Ahora, volvamos por un
instante a Drexler: “Yo estaba empeñado en no ver lo que vi… pero, a veces, la
vida es más compleja de lo que parece”. ¿Y si nos empeñamos en no ver todo lo
que diariamente estamos explicando? Sí, claro que la vida es más compleja de lo
que parece: no es tan sencillo darnos cuenta. Incluso, puede que nos demos
cuenta y que prefiramos mirar para otro lado: a veces es más fácil explicar que
narrar. ¿Cuántas veces escuchamos (y nos escuchamos) decir “no quiero pensar en
eso”? No pensamos, no sentimos y dejamos que la vida se encargue de explicarlo
y de encontrarle un lugar.
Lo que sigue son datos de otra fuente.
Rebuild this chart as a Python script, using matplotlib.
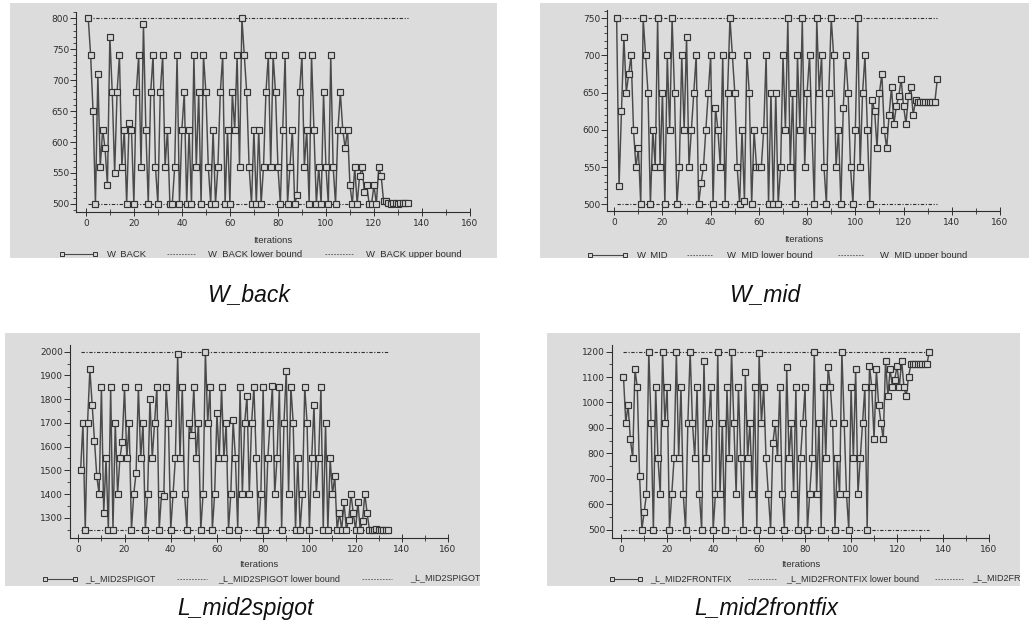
import matplotlib
matplotlib.use("Agg")
import matplotlib.pyplot as plt
import numpy as np
from matplotlib.ticker import MultipleLocator

# %% Data
w_back = [
    800, 740, 650, 500, 710, 560, 620, 590, 530, 770,
    680, 550, 680, 740, 560, 620, 500, 630, 620, 500,
    680, 740, 560, 790, 620, 500, 680, 740, 560, 500,
    680, 740, 560, 620, 500, 500, 560, 740, 500, 620,
    680, 500, 620, 500, 740, 560, 680, 500, 740, 680,
    560, 500, 620, 500, 560, 680, 740, 500, 620, 500,
    680, 620, 740, 560, 800, 740, 680, 560, 500, 620,
    500, 620, 500, 560, 680, 740, 560, 740, 680, 560,
    500, 620, 740, 500, 560, 620, 500, 515, 680, 740,
    560, 620, 500, 740, 620, 500, 560, 500, 680, 560,
    500, 740, 560, 500, 620, 680, 620, 590, 620, 530,
    500, 560, 500, 545, 560, 520, 530, 500, 500, 530,
    500, 560, 545, 505, 505, 502, 500, 502, 501, 500,
    501, 501, 501, 501,
]
w_mid = [
    750, 524, 625, 725, 650, 675, 700, 600, 550, 575,
    500, 750, 700, 650, 500, 600, 550, 750, 550, 650,
    500, 700, 600, 750, 650, 500, 550, 700, 600, 725,
    550, 600, 650, 700, 500, 528, 550, 600, 650, 700,
    500, 630, 600, 550, 700, 500, 650, 750, 700, 650,
    550, 500, 600, 505, 700, 650, 500, 600, 550, 550,
    550, 600, 700, 500, 650, 500, 650, 500, 550, 700,
    600, 750, 550, 650, 500, 700, 600, 750, 550, 650,
    700, 600, 500, 750, 650, 700, 550, 500, 650, 750,
    700, 550, 600, 500, 630, 700, 650, 550, 500, 600,
    750, 550, 650, 700, 600, 500, 640, 625, 575, 650,
    675, 600, 575, 620, 657, 608, 632, 645, 668, 632,
    608, 645, 657, 620, 640, 638, 638, 638, 638, 638,
    638, 638, 638, 668,
]
l_mid2spigot = [
    1500, 1700, 1250, 1700, 1925, 1775, 1625, 1475, 1400, 1850,
    1320, 1550, 1250, 1850, 1250, 1700, 1400, 1550, 1620, 1850,
    1550, 1700, 1250, 1400, 1490, 1850, 1550, 1700, 1250, 1400,
    1800, 1550, 1700, 1850, 1250, 1400, 1390, 1850, 1700, 1250,
    1400, 1550, 1990, 1550, 1850, 1400, 1250, 1700, 1650, 1850,
    1550, 1700, 1250, 1400, 2000, 1700, 1850, 1250, 1400, 1740,
    1550, 1850, 1550, 1700, 1250, 1400, 1710, 1550, 1250, 1850,
    1400, 1700, 1815, 1400, 1700, 1850, 1550, 1250, 1400, 1850,
    1250, 1550, 1700, 1855, 1400, 1550, 1850, 1250, 1700, 1920,
    1400, 1850, 1700, 1250, 1550, 1250, 1400, 1850, 1700, 1250,
    1550, 1775, 1400, 1550, 1850, 1250, 1700, 1250, 1550, 1400,
    1475, 1250, 1320, 1250, 1365, 1250, 1290, 1400, 1320, 1250,
    1365, 1250, 1285, 1400, 1320, 1250, 1250, 1250, 1255, 1250,
    1250, 1250, 1250, 1250,
]
l_mid2frontfix = [
    1100, 920, 990, 855, 780, 1130, 1060, 710, 500, 570,
    640, 1200, 920, 500, 1060, 780, 640, 1200, 920, 1060,
    500, 640, 780, 1200, 780, 1060, 640, 500, 920, 1200,
    920, 780, 1060, 640, 500, 1165, 780, 920, 1060, 500,
    640, 1200, 640, 920, 500, 1060, 780, 1200, 920, 640,
    1060, 780, 500, 1120, 780, 920, 640, 1060, 500, 1195,
    920, 1060, 780, 640, 500, 840, 920, 780, 1060, 640,
    500, 1140, 780, 920, 640, 1060, 500, 780, 920, 1060,
    500, 640, 780, 1200, 640, 920, 500, 1060, 780, 1140,
    1060, 920, 500, 780, 640, 1200, 920, 640, 500, 1060,
    780, 1130, 640, 780, 920, 1060, 500, 1145, 1060, 855,
    1130, 990, 920, 855, 1165, 1025, 1130, 1060, 1090, 1145,
    1060, 1165, 1060, 1025, 1100, 1150, 1150, 1150, 1150, 1150,
    1150, 1150, 1150, 1200,
]
series_values = [w_back, w_mid, l_mid2spigot, l_mid2frontfix]
series_names = ["W_BACK", "W_MID", "_L_MID2SPIGOT", "_L_MID2FRONTFIX"]
panel_titles = ["W_back", "W_mid", "L_mid2spigot", "L_mid2frontfix"]
lower_bounds = [500, 500, 1250, 500]
upper_bounds = [800, 750, 2000, 1200]

# %% Layout (pixel boxes in the 1029x639 canvas)
W, H = 1029, 639
layouts = [
    dict(gray=(10, 3, 497, 258), axes=(76, 12, 470, 212), xlim=(-4.1, 160), ylim=(487, 810),
         ystep=50, yminor=10, ytop=800, ybot=500, label_y=240, leg_y=254, leg_fs=6.8,
         leg=(62, 95, 107, 167, 195, 208, 325, 353, 366), title=(248, 295)),
    dict(gray=(540, 3, 1029, 258), axes=(607, 10, 1000, 211), xlim=(-3, 160), ylim=(491, 761),
         ystep=50, yminor=10, ytop=750, ybot=500, label_y=239, leg_y=255, leg_fs=6.8,
         leg=(590, 625, 637, 687, 713, 727, 838, 863, 880), title=(765, 295)),
    dict(gray=(5, 333, 480, 586), axes=(70, 345, 448, 538), xlim=(-3.6, 160), ylim=(1215, 2028),
         ystep=100, yminor=50, ytop=2000, ybot=1300, label_y=565, leg_y=579, leg_fs=6.5,
         leg=(45, 75, 85, 177, 207, 218, 362, 392, 410), title=(245, 608)),
    dict(gray=(547, 333, 1020, 586), axes=(612, 345, 989, 538), xlim=(-4, 160), ylim=(467, 1226),
         ystep=100, yminor=50, ytop=1200, ybot=500, label_y=565, leg_y=579, leg_fs=6.5,
         leg=(612, 640, 650, 748, 776, 786, 935, 963, 972), title=(766, 608)),
]

GRAY = "#dcdcdc"
INK = "#2e2e2e"
LINE = "#4a4a4a"
BOUND_STYLE = (0, (3, 1.5, 1, 1.5))
SMALL_FONT = ["Liberation Sans", "DejaVu Sans"]


def fbox(x0, y0, x1, y1):
    return [x0 / W, 1 - y1 / H, (x1 - x0) / W, (y1 - y0) / H]


fig = plt.figure(figsize=(W / 100, H / 100), dpi=100)

for vals, name, title, lo, hi, lay in zip(
    series_values, series_names, panel_titles, lower_bounds, upper_bounds, layouts
):
    iterations = np.arange(1, len(vals) + 1)

    # grey background panel, in pixel coordinates
    gx0, gy0, gx1, gy1 = lay["gray"]
    bg = fig.add_axes(fbox(*lay["gray"]))
    bg.set_xlim(gx0, gx1)
    bg.set_ylim(gy1, gy0)
    bg.axis("off")
    bg.add_patch(plt.Rectangle((gx0, gy0), gx1 - gx0, gy1 - gy0, color=GRAY, zorder=0))

    # plot axes
    ax = fig.add_axes(fbox(*lay["axes"]))
    ax.patch.set_alpha(0)
    ax.plot([iterations[0], iterations[-1]], [lo, lo], color=INK, lw=0.8, ls=BOUND_STYLE, zorder=2)
    ax.plot([iterations[0], iterations[-1]], [hi, hi], color=INK, lw=0.8, ls=BOUND_STYLE, zorder=2)
    ax.plot(iterations, vals, color=LINE, lw=1.05, marker="s", ms=4.6,
            mfc="#d4d4d4", mec="#333333", mew=0.85, zorder=3)

    ax.set_xlim(*lay["xlim"])
    ax.set_ylim(*lay["ylim"])
    ax.set_xticks(np.arange(0, 161, 20))
    ax.xaxis.set_minor_locator(MultipleLocator(10))
    ax.set_yticks(np.arange(lay["ybot"], lay["ytop"] + 1, lay["ystep"]))
    ax.yaxis.set_minor_locator(MultipleLocator(lay["yminor"]))
    for side in ("top", "right"):
        ax.spines[side].set_visible(False)
    for side in ("left", "bottom"):
        ax.spines[side].set_color(INK)
        ax.spines[side].set_linewidth(0.8)
    ax.tick_params(axis="y", which="major", length=4, width=0.7, pad=1,
                   labelsize=6.5, colors=INK)
    ax.tick_params(axis="y", which="minor", length=2, width=0.6, colors=INK)
    ax.tick_params(axis="x", which="major", direction="inout", length=6, width=0.7,
                   pad=2, labelsize=6.5, colors=INK)
    ax.tick_params(axis="x", which="minor", direction="inout", length=4, width=0.6, colors=INK)

    # axis label and legend row drawn on the grey panel
    ax0, _, ax1, _ = lay["axes"]
    bg.text((ax0 + ax1) / 2, lay["label_y"], "Iterations", fontsize=6.8, color=INK,
            family=SMALL_FONT, ha="center", va="center")
    m0, m1, t1, l20, l21, t2, l30, l31, t3 = lay["leg"]
    ly = lay["leg_y"]
    bg.plot([m0, m1], [ly, ly], color=LINE, lw=0.8, marker="s", ms=3.5,
            mfc="#d4d4d4", mec="#333333", mew=0.7)
    bg.plot([l20, l21], [ly, ly], color="#555555", lw=0.6, ls=(0, (2, 1.5)))
    bg.plot([l30, l31], [ly, ly], color="#555555", lw=0.6, ls=(0, (2, 1.5)))
    for tx, label in ((t1, name), (t2, f"{name} lower bound"), (t3, f"{name} upper bound")):
        bg.text(tx, ly, label, fontsize=lay["leg_fs"], color=INK, family=SMALL_FONT,
                ha="left", va="center", clip_on=True)

    # caption under each panel
    cx, cy = lay["title"]
    fig.text(cx / W, 1 - cy / H, title, fontsize=16.5, style="italic",
             family=["Liberation Sans", "DejaVu Sans"], ha="center", va="center", color="#111111")

fig.savefig("out.png", dpi=100, facecolor="white")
Pero el problema está en que paulatinamente, un poco
más todos los días, vamos relegándonos de la magia más cosquillosa que tiene
esto de vivir: narrar.
Explicar nos va enfriando,
nos hace dejar de sentir con la piel, de besar con el alma y de temer con el
aliento. Quizás algunos lo prefieran, porque eligen arroparse en la comodidad
de que la vida les pase por al lado, de que no les rompan el corazón, de que el
helado no les queme por un rato las ideas, de que la lluvia no los moje, de que
el hambre siempre tenga la misma solución. Pero si están acá, leyendo esto,
seguramente no tengan miedo de pensar lo que haya que pensar, de darse cuenta
de lo que no veíamos y de sentir de p
a pá. Si es así, esa ya es una
victoria.
Seguramente yo también llevo
demasiado tiempo empeñado en no ver… pero ahora que lo vi, trato de verlo.